If You Give a Developer a Subsidy
One of my favorite books as a child was If You Give a Mouse a Cookie. “If you give a mouse a cookie,” the story begins, “he’s going to ask for a glass of milk.” Before long the mouse receives a haircut, a nap complete with a bedtime story, and more. The lesson I took away was to be wary of open-ended gift giving.
A similar story has been taking place in the St. Louis area during recent years. After threatening to locate its headquarters in downtown St. Louis back in 2008, Centene was given a $22 million cookie from Clayton. Now it’s back for a $100 million glass of milk.
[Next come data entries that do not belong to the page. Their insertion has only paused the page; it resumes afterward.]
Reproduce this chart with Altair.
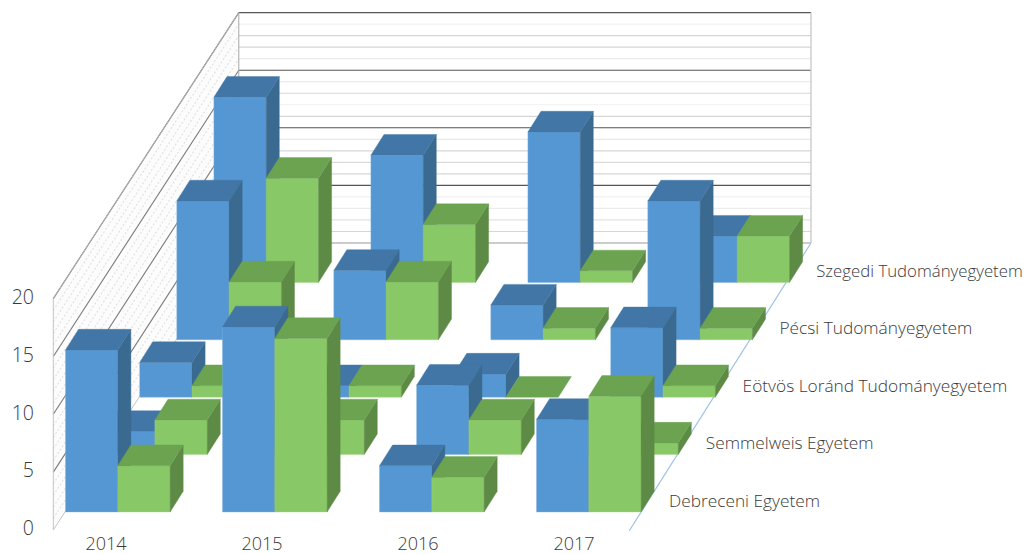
import altair as alt

# --- data ---
YEARS = ["2014", "2015", "2016", "2017"]
UNIVERSITIES = ["Debreceni Egyetem", "Semmelweis Egyetem", "Eötvös Loránd Tudományegyetem",
                "Pécsi Tudományegyetem", "Szegedi Tudományegyetem"]
LABEL_SIZES = [17.3, 17.3, 17.3, 17.3, 16.8]
BLUE = [[14, 16, 4, 8], [2, 3, 6, 3], [3, 1, 2, 6], [12, 6, 3, 12], [16, 11, 13, 4]]
GREEN = [[4, 15, 3, 10], [3, 3, 3, 1], [1, 1, 0, 1], [5, 5, 1, 1], [9, 5, 1, 4]]
AXIS_TICKS = [0, 5, 10, 15, 20]
MINOR_SHADES = {19: "#f1f1f1", 18: "#d6d6d6", 17: "#d6d6d6", 16: "#ebebeb",
                14: "#ebebeb", 13: "#d6d6d6", 12: "#f1f1f1", 11: "#d6d6d6",
                9: "#e9e9e9", 8: "#d6d6d6", 7: "#dadada", 6: "#d6d6d6",
                4: "#f1f1f1", 3: "#ececec", 2: "#e2e2e2", 1: "#d6d6d6"}

# --- oblique projection parameters (layout) ---
UNIT = 11.57
ROW_DX, ROW_DY = 37.1, 57.4
DEPTH_DX, DEPTH_DY = 13.1, 20.7
BAR_W = 52.3
YEAR_STEP = 157.0
X0, Y0 = 65.5, 512.0
FLOOR_X, FLOOR_Y = 53.3, 530.0
BACK_X, BACK_Y = 238.8, 243.0
RIGHT_X, RIGHT_Y = 811.0, 630.0
W, H = 1015, 546

PALETTE = {"blue": ("#5597d3", "#4176a6", "#3a6a90", "#7fb0dc"),
           "green": ("#88c866", "#6ba350", "#5d8a45", "#a5d58c")}

faces = []


def add(fid, fill, stroke, pts):
    for x, y, y2 in pts:
        faces.append({"f": fid, "x": x, "y": y, "y2": y2, "c": fill, "s": stroke})


# side wall first
add(0, "#fcfcfc", "#fcfcfc", [(FLOOR_X, FLOOR_Y - 20 * UNIT, FLOOR_Y), (BACK_X, BACK_Y - 20 * 11.52, BACK_Y)])

fid = 1
for r in range(len(UNIVERSITIES) - 1, -1, -1):
    for c in range(len(YEARS)):
        for s, (name, vals) in enumerate((("blue", BLUE), ("green", GREEN))):
            v = vals[r][c]
            x = X0 + ROW_DX * r + YEAR_STEP * c + BAR_W * s
            base = Y0 - ROW_DY * r
            top = base - v * UNIT
            front, upper, side, edge = PALETTE[name]
            if v > 0:
                add(fid, front, edge, [(x, top, base), (x + BAR_W, top, base)])
                fid += 1
                add(fid, side, side, [(x + BAR_W, top, base),
                                      (x + BAR_W + DEPTH_DX, top - DEPTH_DY, base - DEPTH_DY)])
                fid += 1
            add(fid, upper, upper, [(x, top, top), (x + DEPTH_DX, top - DEPTH_DY, top),
                                    (x + BAR_W, top - DEPTH_DY, top),
                                    (x + BAR_W + DEPTH_DX, top - DEPTH_DY, top - DEPTH_DY)])
            fid += 1

# wall lines
lines = []
for level in range(0, 21):
    fy = FLOOR_Y - level * UNIT
    by = BACK_Y - level * 11.52
    if level % 5 == 0:
        if level > 0:
            lines.append({"x": BACK_X, "y": by, "x2": RIGHT_X, "y2": by, "c": "#555555", "w": 1.1})
            lines.append({"x": FLOOR_X, "y": fy, "x2": BACK_X, "y2": by, "c": "#7a7a7a", "w": 1.1})
        else:
            lines.append({"x": BACK_X, "y": by, "x2": RIGHT_X, "y2": by, "c": "#999999", "w": 1.1})
    else:
        lines.append({"x": BACK_X, "y": by, "x2": RIGHT_X, "y2": by, "c": MINOR_SHADES[level], "w": 1.2})

dashed = []
for level in range(1, 20):
    if level % 5:
        dashed.append({"x": FLOOR_X, "y": FLOOR_Y - level * UNIT, "x2": BACK_X, "y2": BACK_Y - level * 11.52})

frame = [
    {"x": FLOOR_X, "y": FLOOR_Y, "x2": FLOOR_X, "y2": FLOOR_Y - 20 * UNIT, "c": "#c4c4c4", "w": 1},
    {"x": FLOOR_X, "y": FLOOR_Y, "x2": BACK_X, "y2": BACK_Y, "c": "#c4c4c4", "w": 1},
    {"x": FLOOR_X, "y": FLOOR_Y - 20 * UNIT, "x2": BACK_X, "y2": BACK_Y - 20 * 11.52, "c": "#b0b0b0", "w": 1},
    {"x": BACK_X, "y": BACK_Y, "x2": BACK_X, "y2": BACK_Y - 20 * 11.52, "c": "#a8a8a8", "w": 1},
    {"x": RIGHT_X, "y": BACK_Y, "x2": RIGHT_X, "y2": BACK_Y - 20 * 11.52, "c": "#c8c8c8", "w": 1.3},
    {"x": 629.3, "y": 530.7, "x2": RIGHT_X, "y2": BACK_Y, "c": "#9dc3e6", "w": 1.2},
]

xs = alt.Scale(domain=[8, 8 + W], range=[0, W])
ys = alt.Scale(domain=[8, 8 + H], range=[0, H])
X = alt.X("x:Q", scale=xs, axis=None)
Y = alt.Y("y:Q", scale=ys, axis=None)


ytxt = [{"x": 34, "y": 529.0 - t * 11.53, "t": str(t), "z": 19.5} for t in AXIS_TICKS]
xtxt = [{"x": 106 + 156 * i, "y": 545, "t": y, "z": 18} for i, y in enumerate(YEARS)]
ctxt = [{"x": 669 + 36.8 * i, "y": 501.5 - 57.4 * i, "t": u, "z": LABEL_SIZES[i]} for i, u in enumerate(UNIVERSITIES)]


def rules(rows):
    return alt.Chart(alt.Data(values=rows)).mark_rule().encode(
        x=X, y=Y, x2="x2:Q", y2="y2:Q",
        color=alt.Color("c:N", scale=None),
        strokeWidth=alt.StrokeWidth("w:Q", scale=None),
    )


wall = alt.Chart(alt.Data(values=[r for r in faces if r["f"] == 0])).mark_area().encode(
    x=X, y=Y, y2="y2:Q", color=alt.Color("c:N", scale=None))
dash = alt.Chart(alt.Data(values=dashed)).mark_rule(color="#e2e2e2", strokeDash=[2, 2], strokeWidth=1.2).encode(
    x=X, y=Y, x2="x2:Q", y2="y2:Q")
bars = alt.Chart(alt.Data(values=[r for r in faces if r["f"] > 0])).mark_area(strokeWidth=0.4).encode(
    x=X, y=Y, y2="y2:Q", detail="f:O",
    fill=alt.Fill("c:N", scale=None), stroke=alt.Stroke("s:N", scale=None))


def labels(rows, align):
    return alt.Chart(alt.Data(values=rows)).mark_text(
        align=align, baseline="middle", font="Open Sans", fontWeight=300, color="#3a3a3a"
    ).encode(x=X, y=Y, text="t:N", size=alt.Size("z:Q", scale=None))


chart = alt.layer(
    wall, dash, rules(lines), rules(frame), bars,
    labels(ytxt, "right"), labels(xtxt, "center"), labels(ctxt, "left"),
).properties(width=W, height=H, padding=0, autosize=alt.AutoSizeParams(type="none"),
             background="white").configure_view(stroke=None)

chart.save("out.html", embed_options={"renderer": "svg", "actions": False})
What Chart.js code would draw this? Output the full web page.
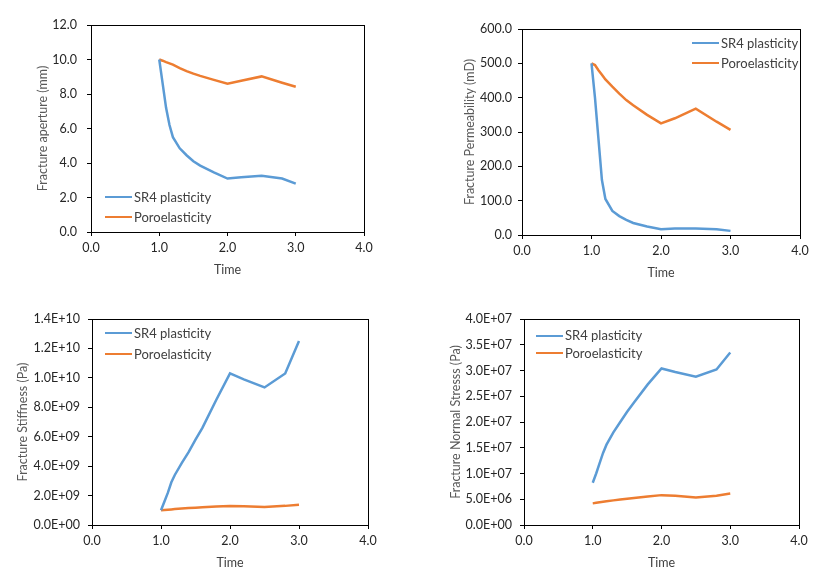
<!DOCTYPE html>
<html>
<head>
<meta charset="utf-8">
<script src="https://cdn.jsdelivr.net/npm/chart.js@4.4.1/dist/chart.umd.min.js"></script>
<style>
  body { margin: 0; background: #fff; width: 831px; height: 580px; position: relative; overflow: hidden; font-family: Lato, sans-serif; }
  canvas { position: absolute; }
  .legend { position: absolute; font-size: 13px; color: #404040; }
  .legend div { position: relative; padding-left: 29px; white-space: nowrap; }
  .legend span { position: absolute; left: 0; width: 27px; height: 0; border-top: 2.5px solid; }
</style>
</head>
<body>
<canvas id="aperture" width="415" height="290" style="left:0;top:0"></canvas>
<canvas id="permeability" width="415" height="290" style="left:415px;top:0"></canvas>
<canvas id="stiffness" width="415" height="290" style="left:0;top:290px"></canvas>
<canvas id="stress" width="415" height="290" style="left:415px;top:290px"></canvas>
<script>
const BLUE = "#5B9BD5";
const ORANGE = "#ED7D31";
const SERIES_NAMES = ["SR4 plasticity", "Poroelasticity"];

const TIME = [1.0, 1.05, 1.1, 1.15, 1.2, 1.3, 1.4, 1.5, 1.6, 1.8, 2.0, 2.2, 2.5, 2.8, 3.0];

const APERTURE_SR4 = [10.0, 8.6, 7.2, 6.2, 5.5, 4.85, 4.45, 4.1, 3.85, 3.45, 3.1, 3.18, 3.26, 3.1, 2.8];
const APERTURE_PORO = [10.0, 9.93, 9.85, 9.78, 9.7, 9.5, 9.33, 9.18, 9.05, 8.82, 8.6, 8.77, 9.02, 8.65, 8.42];

const PERM_SR4 = [500, 400, 280, 160, 105, 70, 55, 44, 35, 25, 17, 19, 19, 17, 12];
const PERM_PORO = [500, 495, 480, 467, 453, 432, 412, 393, 378, 350, 325, 340, 368, 330, 306];

const STIFF_SR4 = [1.0e9, 1.6e9, 2.2e9, 2.9e9, 3.4e9, 4.2e9, 4.95e9, 5.8e9, 6.6e9, 8.5e9, 10.3e9, 9.9e9, 9.35e9, 10.3e9, 12.5e9];
const STIFF_PORO = [1.0e9, 1.02e9, 1.04e9, 1.06e9, 1.08e9, 1.12e9, 1.15e9, 1.18e9, 1.2e9, 1.26e9, 1.29e9, 1.28e9, 1.22e9, 1.3e9, 1.38e9];

const STRESS_SR4 = [8.2e6, 10.0e6, 12.0e6, 14.0e6, 15.6e6, 18.0e6, 20.0e6, 22.0e6, 23.8e6, 27.3e6, 30.4e6, 29.7e6, 28.8e6, 30.2e6, 33.5e6];
const STRESS_PORO = [4.2e6, 4.3e6, 4.4e6, 4.5e6, 4.6e6, 4.78e6, 4.95e6, 5.1e6, 5.25e6, 5.55e6, 5.8e6, 5.7e6, 5.35e6, 5.7e6, 6.1e6];

const X_TICKS = ["0.0", "1.0", "2.0", "3.0", "4.0"];
const APERTURE_TICKS = ["0.0", "2.0", "4.0", "6.0", "8.0", "10.0", "12.0"];
const PERM_TICKS = ["0.0", "100.0", "200.0", "300.0", "400.0", "500.0", "600.0"];
const STIFF_TICKS = ["0.0E+00", "2.0E+09", "4.0E+09", "6.0E+09", "8.0E+09", "1.0E+10", "1.2E+10", "1.4E+10"];
const STRESS_TICKS = ["0.0E+00", "5.0E+06", "1.0E+07", "1.5E+07", "2.0E+07", "2.5E+07", "3.0E+07", "3.5E+07", "4.0E+07"];

const frame = {
  id: "frame",
  afterDraw(chart) {
    const { ctx, chartArea: a } = chart;
    ctx.save();
    ctx.strokeStyle = "#000";
    ctx.lineWidth = 1;
    ctx.strokeRect(Math.round(a.left) + 0.5, Math.round(a.top) + 0.5,
      Math.round(a.right - a.left), Math.round(a.bottom - a.top));
    ctx.restore();
  },
};

function toPoints(values) {
  return TIME.map((t, i) => ({ x: t, y: values[i] }));
}

function makeChart(id, cfg) {
  const tickFont = { family: "Lato", size: 12.5 };
  const titleFont = { family: "Lato", size: 12.5 };
  return new Chart(document.getElementById(id), {
    type: "line",
    data: {
      datasets: [
        { label: SERIES_NAMES[0], data: toPoints(cfg.sr4), borderColor: BLUE, borderWidth: 2.5, pointRadius: 0, tension: 0 },
        { label: SERIES_NAMES[1], data: toPoints(cfg.poro), borderColor: ORANGE, borderWidth: 2.5, pointRadius: 0, tension: 0 },
      ],
    },
    options: {
      responsive: false,
      animation: false,
      events: [],
      layout: { padding: { left: 0, top: cfg.top, right: cfg.right, bottom: 0 } },
      plugins: { legend: { display: false }, tooltip: { enabled: false } },
      scales: {
        x: {
          type: "linear",
          min: 0,
          max: 4,
          ticks: { stepSize: 1, autoSkip: false, maxRotation: 0, padding: 4, color: "#262626", font: tickFont, callback: (v, i) => X_TICKS[i] },
          grid: { drawOnChartArea: false, drawTicks: true, tickLength: 4, color: "#000" },
          border: { display: true, color: "#000" },
          title: { display: true, text: "Time", color: "#404040", font: titleFont, padding: { top: 0, bottom: cfg.xTitlePad } },
          afterFit: (s) => { s.height = cfg.xh; s.paddingLeft = 0; s.paddingRight = 0; },
        },
        y: {
          min: 0,
          max: cfg.max,
          ticks: { stepSize: cfg.step, autoSkip: false, padding: cfg.tickPad, color: "#262626", font: tickFont, callback: (v, i) => cfg.ticks[i] },
          grid: { drawOnChartArea: false, drawTicks: true, tickLength: 4, color: "#000" },
          border: { display: true, color: "#000" },
          title: { display: true, text: cfg.title, color: "#595959", font: titleFont, padding: { top: cfg.yTitlePad, bottom: 0 } },
          afterFit: (s) => { s.width = cfg.yw; s.paddingTop = 0; s.paddingBottom = 0; },
        },
      },
    },
    plugins: [frame],
  });
}

function makeLegend(left, top, gap) {
  const box = document.createElement("div");
  box.className = "legend";
  box.style.left = left + "px";
  box.style.top = top + "px";
  [BLUE, ORANGE].forEach((color, i) => {
    const row = document.createElement("div");
    row.style.height = gap + "px";
    row.style.lineHeight = gap + "px";
    const line = document.createElement("span");
    line.style.borderColor = color;
    line.style.top = (gap / 2 - 1.25) + "px";
    row.appendChild(line);
    row.appendChild(document.createTextNode(SERIES_NAMES[i]));
    box.appendChild(row);
  });
  document.body.appendChild(box);
}

makeChart("aperture", {
  sr4: APERTURE_SR4, poro: APERTURE_PORO, max: 12, step: 2, ticks: APERTURE_TICKS,
  title: "Fracture aperture (mm)", top: 25, right: 51, yw: 91, xh: 58, tickPad: 10, yTitlePad: 35.5, xTitlePad: 12.5,
});
makeChart("permeability", {
  sr4: PERM_SR4, poro: PERM_PORO, max: 600, step: 100, ticks: PERM_TICKS,
  title: "Fracture Permeability (mD)", top: 29, right: 30, yw: 107, xh: 55, tickPad: 6, yTitlePad: 47.5, xTitlePad: 9.5,
});
makeChart("stiffness", {
  sr4: STIFF_SR4, poro: STIFF_PORO, max: 1.4e10, step: 2e9, ticks: STIFF_TICKS,
  title: "Fracture Stiffness (Pa)", top: 29, right: 47, yw: 92, xh: 55, tickPad: 8, yTitlePad: 15.5, xTitlePad: 9.5,
});
makeChart("stress", {
  sr4: STRESS_SR4, poro: STRESS_PORO, max: 4e7, step: 5e6, ticks: STRESS_TICKS,
  title: "Fracture Normal Stresss (Pa)", top: 29, right: 31, yw: 109, xh: 55, tickPad: 8, yTitlePad: 33, xTitlePad: 9.5,
});

makeLegend(105, 187, 20);
makeLegend(692, 33, 20);
makeLegend(105, 323, 20.5);
makeLegend(536, 327, 17.7);
</script>
</body>
</html>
Currently headquartered in downtown Clayton, the healthcare giant is proposing a $772 million expansion along Forsyth Blvd. Construction would include office space that Centene could use for its own employees or lease out to other businesses. The expansion may benefit the city, but between Centene’s success, their reasons for expanding, and Clayton’s thriving downtown, it’s hard to justify asking taxpayers to contribute.
Centene is a rapidly growing enterprise. In 2015 the company added 4,800 jobs nationwide and revenue grew 35% from $15.7 billion to $21.3 billion. This fact alone shouldn’t deter incentives, but when we combine this fact with Clayton’s developmental success there isn’t much of an argument for the proposed property tax abatement. Supporters of tax breaks argue they should be used if an area would otherwise lack investment, but in an area as affluent as Clayton potential investors have not been hard to come by.
But if subsidies aren’t offered to the Fortune 500 company, isn’t it possible that it will pack its bags and move somewhere else? It’s possible, but not probable. Centene has spent millions acquiring land parcels along Forsyth over the past four years, so expansion has been on the horizon for a while. What is much more likely is that without subsidies the expansion will not be quite as large, and perhaps it shouldn’t be.
Centene houses around 1,000 employees in Clayton and leases roughly half its office space to other companies. The new plan is modeled on the same structure and would be large enough for 2,000 Centene employees and office space that the company could then lease out to increase its revenue. There’s nothing wrong with a business diversifying its income portfolio, but the red flag should go up when this opportunity is only available with the help of taxpayer money.
Tax breaks have become ingrained in our development culture, and they have created an unfair environment where some companies gain competitive advantages over others. It does our community little good to continue this trend, and Clayton should decide if giving away a full glass of milk would benefit anyone.